What Actually Makes Either Option Work
When sliding or bifold doors succeed, it’s rarely because of the system itself.
What makes the difference is how the opening is designed, framed, and integrated into the rest of the building. Doors work best when they feel like a natural continuation of the wall, not a feature inserted into it.
Framing is critical. Depth at the edges — whether through a reveal, a return, or a subtle change in plane — gives the opening weight and clarity. It prevents the glazing from feeling fragile or overexposed and helps the building read as architecture rather than transparency alone.
Consistency matters just as much. The door opening needs to relate to other windows and openings across the house. Head heights aligning, proportions echoing elsewhere, and a shared visual logic all help the system feel intentional rather than isolated. When doors follow the same architectural rules as the rest of the building, they stop drawing attention to themselves.
Restraint is another common thread. Systems that work well are rarely pushed to their limits. Maximum spans, ultra-minimal frames, and fully erased thresholds often look impressive in isolation but struggle to settle into everyday use.
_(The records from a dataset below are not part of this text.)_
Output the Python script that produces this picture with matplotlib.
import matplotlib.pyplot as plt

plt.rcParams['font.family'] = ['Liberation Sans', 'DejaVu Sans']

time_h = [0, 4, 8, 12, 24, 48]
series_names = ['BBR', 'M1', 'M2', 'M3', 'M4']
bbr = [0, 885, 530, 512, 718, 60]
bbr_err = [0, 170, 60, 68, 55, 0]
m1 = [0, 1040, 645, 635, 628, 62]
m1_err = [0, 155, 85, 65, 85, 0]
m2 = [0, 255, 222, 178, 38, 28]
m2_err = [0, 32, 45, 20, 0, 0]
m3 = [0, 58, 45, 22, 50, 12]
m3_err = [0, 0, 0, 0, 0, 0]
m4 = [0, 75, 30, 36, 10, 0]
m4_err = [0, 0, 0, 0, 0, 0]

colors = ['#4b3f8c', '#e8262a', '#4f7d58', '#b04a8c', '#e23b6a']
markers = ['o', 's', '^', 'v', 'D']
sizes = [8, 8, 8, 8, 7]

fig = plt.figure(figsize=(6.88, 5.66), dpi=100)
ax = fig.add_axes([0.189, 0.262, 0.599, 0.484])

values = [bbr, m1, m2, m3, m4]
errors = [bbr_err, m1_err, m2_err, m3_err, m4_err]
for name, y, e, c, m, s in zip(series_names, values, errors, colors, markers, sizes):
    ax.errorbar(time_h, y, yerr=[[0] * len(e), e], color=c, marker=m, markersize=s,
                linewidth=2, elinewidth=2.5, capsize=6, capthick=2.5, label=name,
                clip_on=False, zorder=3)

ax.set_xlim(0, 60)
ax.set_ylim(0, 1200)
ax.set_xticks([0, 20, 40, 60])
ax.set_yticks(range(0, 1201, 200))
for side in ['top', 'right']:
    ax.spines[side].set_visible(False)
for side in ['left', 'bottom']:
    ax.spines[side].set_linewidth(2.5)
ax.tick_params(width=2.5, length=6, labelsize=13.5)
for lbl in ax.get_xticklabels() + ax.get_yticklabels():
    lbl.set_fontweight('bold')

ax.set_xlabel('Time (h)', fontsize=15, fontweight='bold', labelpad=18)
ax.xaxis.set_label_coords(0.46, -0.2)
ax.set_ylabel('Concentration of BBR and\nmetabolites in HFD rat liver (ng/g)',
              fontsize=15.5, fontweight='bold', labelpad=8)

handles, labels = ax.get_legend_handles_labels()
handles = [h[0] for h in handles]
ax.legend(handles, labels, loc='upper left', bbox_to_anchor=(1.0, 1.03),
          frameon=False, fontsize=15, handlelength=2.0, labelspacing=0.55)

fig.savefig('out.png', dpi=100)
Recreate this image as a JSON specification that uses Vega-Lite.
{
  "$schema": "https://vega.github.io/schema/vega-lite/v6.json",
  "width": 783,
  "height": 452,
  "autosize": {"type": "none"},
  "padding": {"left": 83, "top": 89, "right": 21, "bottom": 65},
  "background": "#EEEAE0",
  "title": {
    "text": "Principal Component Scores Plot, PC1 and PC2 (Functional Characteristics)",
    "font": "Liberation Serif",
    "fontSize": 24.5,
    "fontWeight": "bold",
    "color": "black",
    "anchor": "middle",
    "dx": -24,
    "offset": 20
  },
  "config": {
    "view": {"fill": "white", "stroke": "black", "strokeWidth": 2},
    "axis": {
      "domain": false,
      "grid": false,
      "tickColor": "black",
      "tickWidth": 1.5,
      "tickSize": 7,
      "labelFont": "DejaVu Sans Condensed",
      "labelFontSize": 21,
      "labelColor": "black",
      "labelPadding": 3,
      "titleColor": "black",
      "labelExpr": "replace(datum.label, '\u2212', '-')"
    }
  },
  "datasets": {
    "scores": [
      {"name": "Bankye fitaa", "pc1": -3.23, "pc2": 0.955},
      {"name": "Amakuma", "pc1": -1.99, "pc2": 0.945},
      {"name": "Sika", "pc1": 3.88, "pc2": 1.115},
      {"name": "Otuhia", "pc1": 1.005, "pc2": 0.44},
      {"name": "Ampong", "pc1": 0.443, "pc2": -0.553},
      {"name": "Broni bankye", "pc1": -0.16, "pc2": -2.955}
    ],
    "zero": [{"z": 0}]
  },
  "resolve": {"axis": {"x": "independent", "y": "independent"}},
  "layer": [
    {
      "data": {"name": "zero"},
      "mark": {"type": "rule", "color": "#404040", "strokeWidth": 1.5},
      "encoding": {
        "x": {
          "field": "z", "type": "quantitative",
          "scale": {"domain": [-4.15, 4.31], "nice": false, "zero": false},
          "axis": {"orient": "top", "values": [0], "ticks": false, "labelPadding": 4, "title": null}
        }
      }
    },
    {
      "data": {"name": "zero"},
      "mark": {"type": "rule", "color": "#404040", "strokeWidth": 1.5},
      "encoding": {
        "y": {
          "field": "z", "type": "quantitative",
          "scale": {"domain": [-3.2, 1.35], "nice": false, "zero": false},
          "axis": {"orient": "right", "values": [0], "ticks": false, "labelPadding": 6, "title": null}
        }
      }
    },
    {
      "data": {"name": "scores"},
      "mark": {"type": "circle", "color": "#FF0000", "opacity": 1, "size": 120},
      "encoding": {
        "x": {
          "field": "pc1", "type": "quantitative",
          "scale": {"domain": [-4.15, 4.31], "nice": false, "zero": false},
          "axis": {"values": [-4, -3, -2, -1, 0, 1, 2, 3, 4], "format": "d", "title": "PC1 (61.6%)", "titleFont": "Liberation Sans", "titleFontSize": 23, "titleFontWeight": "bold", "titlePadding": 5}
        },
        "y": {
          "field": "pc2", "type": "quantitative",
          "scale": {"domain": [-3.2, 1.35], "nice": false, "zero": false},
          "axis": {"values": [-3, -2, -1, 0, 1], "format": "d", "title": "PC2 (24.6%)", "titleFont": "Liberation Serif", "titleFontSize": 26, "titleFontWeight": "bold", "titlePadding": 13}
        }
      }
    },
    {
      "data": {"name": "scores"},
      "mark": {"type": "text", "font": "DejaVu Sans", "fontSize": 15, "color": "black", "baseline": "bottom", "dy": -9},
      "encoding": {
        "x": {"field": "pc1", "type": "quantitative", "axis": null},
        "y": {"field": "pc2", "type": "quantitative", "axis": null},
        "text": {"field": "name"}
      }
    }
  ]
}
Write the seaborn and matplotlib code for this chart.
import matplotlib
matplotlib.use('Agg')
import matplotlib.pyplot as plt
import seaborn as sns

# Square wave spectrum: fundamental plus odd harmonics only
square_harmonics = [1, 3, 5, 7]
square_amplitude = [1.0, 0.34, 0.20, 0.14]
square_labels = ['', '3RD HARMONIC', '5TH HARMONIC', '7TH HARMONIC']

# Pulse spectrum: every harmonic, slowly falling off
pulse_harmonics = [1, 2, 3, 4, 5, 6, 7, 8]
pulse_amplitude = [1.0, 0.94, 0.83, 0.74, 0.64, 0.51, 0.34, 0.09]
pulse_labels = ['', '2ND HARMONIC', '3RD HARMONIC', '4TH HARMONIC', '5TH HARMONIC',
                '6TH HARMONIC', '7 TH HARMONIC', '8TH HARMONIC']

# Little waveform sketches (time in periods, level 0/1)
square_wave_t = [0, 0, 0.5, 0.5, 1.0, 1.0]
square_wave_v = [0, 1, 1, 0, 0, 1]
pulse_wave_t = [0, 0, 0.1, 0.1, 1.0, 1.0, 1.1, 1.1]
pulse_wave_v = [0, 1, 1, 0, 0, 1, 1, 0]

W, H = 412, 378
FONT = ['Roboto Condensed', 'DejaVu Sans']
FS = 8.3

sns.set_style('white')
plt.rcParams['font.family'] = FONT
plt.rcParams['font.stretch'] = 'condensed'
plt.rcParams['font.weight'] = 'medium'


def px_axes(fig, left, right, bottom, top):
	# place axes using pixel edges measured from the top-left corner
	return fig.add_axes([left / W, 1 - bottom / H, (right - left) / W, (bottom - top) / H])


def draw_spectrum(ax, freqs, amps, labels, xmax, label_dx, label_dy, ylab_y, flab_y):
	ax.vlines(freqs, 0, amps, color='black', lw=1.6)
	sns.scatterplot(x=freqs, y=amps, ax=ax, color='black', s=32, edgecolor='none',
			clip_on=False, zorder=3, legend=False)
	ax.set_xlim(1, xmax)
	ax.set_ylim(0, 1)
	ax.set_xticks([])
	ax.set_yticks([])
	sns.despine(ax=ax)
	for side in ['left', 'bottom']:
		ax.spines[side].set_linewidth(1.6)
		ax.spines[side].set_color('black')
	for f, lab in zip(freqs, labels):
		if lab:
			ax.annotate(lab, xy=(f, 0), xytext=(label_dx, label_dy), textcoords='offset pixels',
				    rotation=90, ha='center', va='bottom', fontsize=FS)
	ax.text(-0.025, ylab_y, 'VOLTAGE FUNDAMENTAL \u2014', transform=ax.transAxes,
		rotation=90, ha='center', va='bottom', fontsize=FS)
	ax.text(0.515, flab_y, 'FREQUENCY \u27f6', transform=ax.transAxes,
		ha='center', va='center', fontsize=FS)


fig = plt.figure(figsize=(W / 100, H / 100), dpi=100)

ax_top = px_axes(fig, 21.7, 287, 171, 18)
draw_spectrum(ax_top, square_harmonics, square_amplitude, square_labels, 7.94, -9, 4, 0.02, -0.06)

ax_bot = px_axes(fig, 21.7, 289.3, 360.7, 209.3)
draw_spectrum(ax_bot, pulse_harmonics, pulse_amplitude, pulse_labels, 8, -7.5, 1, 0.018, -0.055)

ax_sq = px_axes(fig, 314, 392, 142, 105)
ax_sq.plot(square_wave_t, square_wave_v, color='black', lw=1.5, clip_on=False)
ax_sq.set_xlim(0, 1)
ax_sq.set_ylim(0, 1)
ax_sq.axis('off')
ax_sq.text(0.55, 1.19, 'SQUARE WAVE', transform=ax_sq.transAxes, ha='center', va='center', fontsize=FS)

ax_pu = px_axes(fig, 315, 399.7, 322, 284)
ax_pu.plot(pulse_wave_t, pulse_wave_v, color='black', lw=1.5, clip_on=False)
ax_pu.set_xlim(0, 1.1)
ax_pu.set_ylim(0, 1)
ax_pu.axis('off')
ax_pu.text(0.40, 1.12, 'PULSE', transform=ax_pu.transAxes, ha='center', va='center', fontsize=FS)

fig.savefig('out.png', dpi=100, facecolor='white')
A slightly more contained opening frequently feels calmer, more robust, and more comfortable over time.
Perhaps most importantly, successful doors disappear when they’re not being used. When closed, they behave like part of the façade. When partially open, they feel intuitive. When fully open, they support the space without dominating it.
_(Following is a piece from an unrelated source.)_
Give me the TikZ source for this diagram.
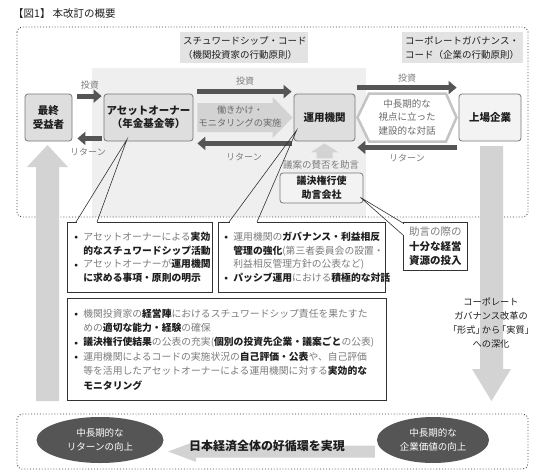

This is why architects often say the best door systems are the ones you stop thinking about. They don’t require constant negotiation or adjustment. They don’t define the room through spectacle. They simply do their job, quietly and consistently.
When these principles are in place, sliding and bifold doors both have the potential to work extremely well. Without them, neither system can compensate — no matter how advanced or expensive it may be.
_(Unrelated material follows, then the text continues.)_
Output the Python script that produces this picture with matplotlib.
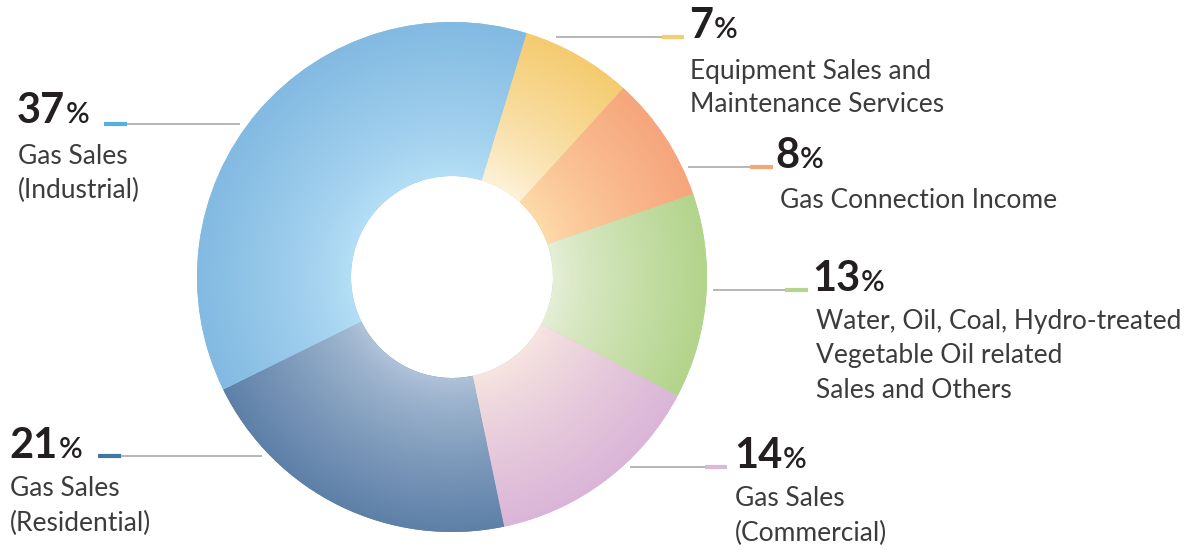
import numpy as np
import matplotlib.pyplot as plt
from matplotlib.colors import to_rgb

# data (clockwise from the top)
labels = [
    ['Equipment Sales and', 'Maintenance Services'],
    ['Gas Connection Income'],
    ['Water, Oil, Coal, Hydro-treated', 'Vegetable Oil related', 'Sales and Others'],
    ['Gas Sales', '(Commercial)'],
    ['Gas Sales', '(Residential)'],
    ['Gas Sales', '(Industrial)'],
]
values = [7, 8, 13, 14, 21, 37]
outer_colors = ['#F5CB70', '#F6A57C', '#B3D48B', '#DAB5D8', '#5E80A8', '#83BAE2']
inner_colors = ['#FDF3DC', '#FEDCAA', '#E6EFD8', '#F7E6E0', '#B0C3D9', '#B5DFF6']
mark_colors = ['#F5CD72', '#F5A77A', '#B5D58E', '#DDB8DA', '#3E77A3', '#55B0E0']

W, H = 1192, 550
cx, cy = 452, H - 277
r_out, r_in = 255, 101

# label layout in pixels (image y goes down)
gray_x = [(556, 662), (688, 750), (713, 785), (630, 705), (121, 262), (127, 240)]
mark_x = [(662, 684), (750, 773), (785, 808), (705, 727), (98, 121), (104, 127)]
line_y = [37, 167, 290, 467, 456, 124]
num_pos = [(689, 38), (775, 168), (812, 291), (734, 468), (9, 458), (17, 123)]
text_pos = [(690, 71), (780, 200), (816, 322), (735, 499), (10, 489), (18, 156)]
step = 34

fig = plt.figure(figsize=(W / 100, H / 100), dpi=100)
ax = fig.add_axes([0, 0, 1, 1])

wedges, _ = ax.pie(values, radius=r_out, center=(cx, cy), startangle=73,
                   counterclock=False, colors=outer_colors,
                   wedgeprops=dict(width=r_out - r_in, linewidth=0))

# radial gradient inside each wedge
xs = np.linspace(cx - r_out, cx + r_out, 600)
ys = np.linspace(cy - r_out, cy + r_out, 600)
gx, gy = np.meshgrid(xs, ys)
t = np.clip((np.hypot(gx - cx, gy - cy) - r_in) / (r_out - r_in), 0, 1)
for w, c0, c1 in zip(wedges, inner_colors, outer_colors):
    a, b = np.array(to_rgb(c0)), np.array(to_rgb(c1))
    img = a + (b - a) * t[..., None] ** 0.8
    im = ax.imshow(img, extent=(xs[0], xs[-1], ys[0], ys[-1]), origin='lower',
                   interpolation='bilinear', zorder=2)
    im.set_clip_path(w)

ax.set_xlim(0, W)
ax.set_ylim(0, H)
ax.set_aspect('equal')
ax.axis('off')

fig.canvas.draw()
renderer = fig.canvas.get_renderer()
for i, v in enumerate(values):
    ax.plot(gray_x[i], [H - line_y[i]] * 2, color='#A3A3A3', lw=1.1,
            solid_capstyle='butt', zorder=3)
    ax.plot(mark_x[i], [H - line_y[i]] * 2, color=mark_colors[i], lw=3,
            solid_capstyle='butt', zorder=4)
    nx, ny = num_pos[i]
    num = ax.text(nx, H - ny, str(v), fontsize=30, fontweight='bold',
                  family='Lato', color='#231F20', va='baseline', ha='left')
    bb = num.get_window_extent(renderer)
    ax.text(bb.x1 + 1, H - ny, '%', fontsize=21, family='Lato',
            fontweight='semibold', color='#231F20', va='baseline', ha='left')
    tx, ty = text_pos[i]
    for k, line in enumerate(labels[i]):
        ax.text(tx, H - ty - k * step, line, fontsize=19, family='Lato',
                fontweight='normal', color='#3C3C3C', va='center', ha='left')

fig.savefig('out.png', dpi=100)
Choosing Based on How You’ll Live, Not How It Looks Open
The final mistake many homeowners make when choosing between sliding and bifold doors is judging the decision by its most dramatic moment.
Fully open doors look compelling. They photograph well, align with aspirational imagery, and suggest a way of living that feels expansive and modern. But that condition — doors wide open, boundaries dissolved — is fleeting. It represents a handful of days each year, not the reality of daily life in a UK home.
Architects tend to reverse this perspective.
They start by asking how the space will behave most of the time. How it feels on a cold morning. How it works when furniture is in place. How light enters when the doors are closed, partially open, or simply acting as part of the wall. These everyday conditions shape satisfaction far more than the occasional moment of full openness.
When choices are made with spectacle in mind, compromise often follows. Doors become harder to live with than expected. Spaces feel exposed, cluttered, or constrained in subtle ways. The opening demands attention instead of quietly supporting the room.
Modern living, in practice, is less about maximum openness and more about ease. It’s about spaces that adapt without effort, boundaries that feel intuitive, and architecture that doesn’t need constant management. Doors that work well most of the time usually outperform those chosen for their best-case scenario.
This doesn’t mean rejecting ambition. It means relocating it. Ambition shifts from making the biggest opening possible to creating a space that feels calm, usable, and settled year after year.
When homeowners begin to judge sliding and bifold doors through this lens, the decision becomes clearer. Not because one system is universally better, but because the right choice emerges from how the house is actually lived in.
And that, ultimately, is what makes either option work — not how impressive it looks when everything is pushed aside, but how comfortably it supports life when it isn’t.